BEGIN Collected material

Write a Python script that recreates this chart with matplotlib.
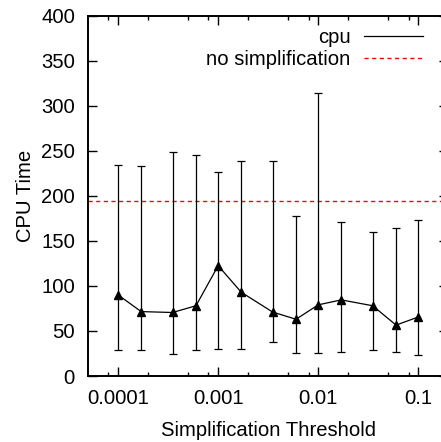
import matplotlib
matplotlib.use("Agg")
import matplotlib.pyplot as plt
from matplotlib.lines import Line2D
from matplotlib.ticker import FixedLocator, NullFormatter
import numpy as np

plt.rcParams['font.family'] = ['Liberation Sans', 'DejaVu Sans']

# data
thresholds = [0.0001, 0.00017, 0.00035, 0.0006, 0.001, 0.0017, 0.0035,
              0.006, 0.01, 0.017, 0.035, 0.06, 0.1]
cpu_mean = [90, 71.5, 70.5, 78, 122.5, 93, 71, 63, 79, 84.5, 78, 56.5, 65.5]
cpu_low = [29, 29, 24.5, 29, 30, 30.5, 37.5, 26, 25, 26.5, 29, 27, 23]
cpu_high = [234.5, 233.5, 248.5, 245.5, 226.5, 238.5, 239, 177.5, 314, 171.5, 159.5, 164.5, 173]
no_simplification = 194

x_ticks = [0.0001, 0.001, 0.01, 0.1]
x_tick_labels = ["0.0001", "0.001", "0.01", "0.1"]
x_minor = [8e-5, 2e-4, 5e-4, 8e-4, 2e-3, 5e-3, 8e-3, 2e-2, 5e-2, 8e-2, 0.2]
y_ticks = list(range(0, 401, 50))

fs = 14.6

fig = plt.figure(figsize=(4.41, 4.42), dpi=100)
# axes run past the right edge, like the cropped gnuplot original
ax = fig.add_axes([88 / 441, 66 / 442, 360.4 / 441, 360.3 / 442])

mean = np.array(cpu_mean)
yerr = [mean - np.array(cpu_low), np.array(cpu_high) - mean]
ax.errorbar(thresholds, cpu_mean, yerr=yerr, fmt='-', marker='^', color='black',
            ms=6, lw=0.9, elinewidth=0.9, capsize=3.2, capthick=0.9, zorder=3)
ax.axhline(no_simplification, color='#ff0000', lw=1.0, ls=(0, (3, 2.5)), zorder=2)

ax.set_xscale('log')
ax.set_xlim(5e-5, 0.2)
ax.set_ylim(0, 400)
ax.xaxis.set_major_locator(FixedLocator(x_ticks))
ax.set_xticklabels(x_tick_labels)
ax.xaxis.set_minor_locator(FixedLocator(x_minor))
ax.xaxis.set_minor_formatter(NullFormatter())
ax.set_yticks(y_ticks)

ax.tick_params(which='both', direction='in', top=True, right=True,
               labelsize=fs, width=1.0, color='black')
ax.tick_params(axis='y', which='major', length=6.5, pad=9.4)
ax.tick_params(axis='x', which='major', length=6.5, pad=9)
ax.tick_params(axis='x', which='minor', length=3.2)
for s in ax.spines.values():
    s.set_linewidth(1.4)

ax.set_xlabel("Simplification Threshold", fontsize=fs)
ax.set_ylabel("CPU Time", fontsize=fs)
ax.xaxis.set_label_coords(0.5, -0.124)
ax.yaxis.set_label_coords(-0.148, 0.5)

handles = [Line2D([], [], color='black', lw=0.9),
           Line2D([], [], color='#ff0000', lw=1.0, ls=(0, (3, 2.5)))]
ax.legend(handles, ["cpu", "no simplification"], loc='upper right',
          bbox_to_anchor=(422.7 / 441, 1 - 28 / 442), bbox_transform=fig.transFigure,
          frameon=False, markerfirst=False, fontsize=fs, handlelength=2.9,
          handletextpad=0.65, labelspacing=0.15, borderpad=0, borderaxespad=0)

fig.savefig("out.png", dpi=100)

END Collected material

* _Brief_: Write out again exactly the lines from the start of the data above through the line containing "import numpy as np", inclusive, excluding any pictures.

* _Exercise output_:
Write a Python script that recreates this chart with matplotlib.
import matplotlib
matplotlib.use("Agg")
import matplotlib.pyplot as plt
from matplotlib.lines import Line2D
from matplotlib.ticker import FixedLocator, NullFormatter
import numpy as np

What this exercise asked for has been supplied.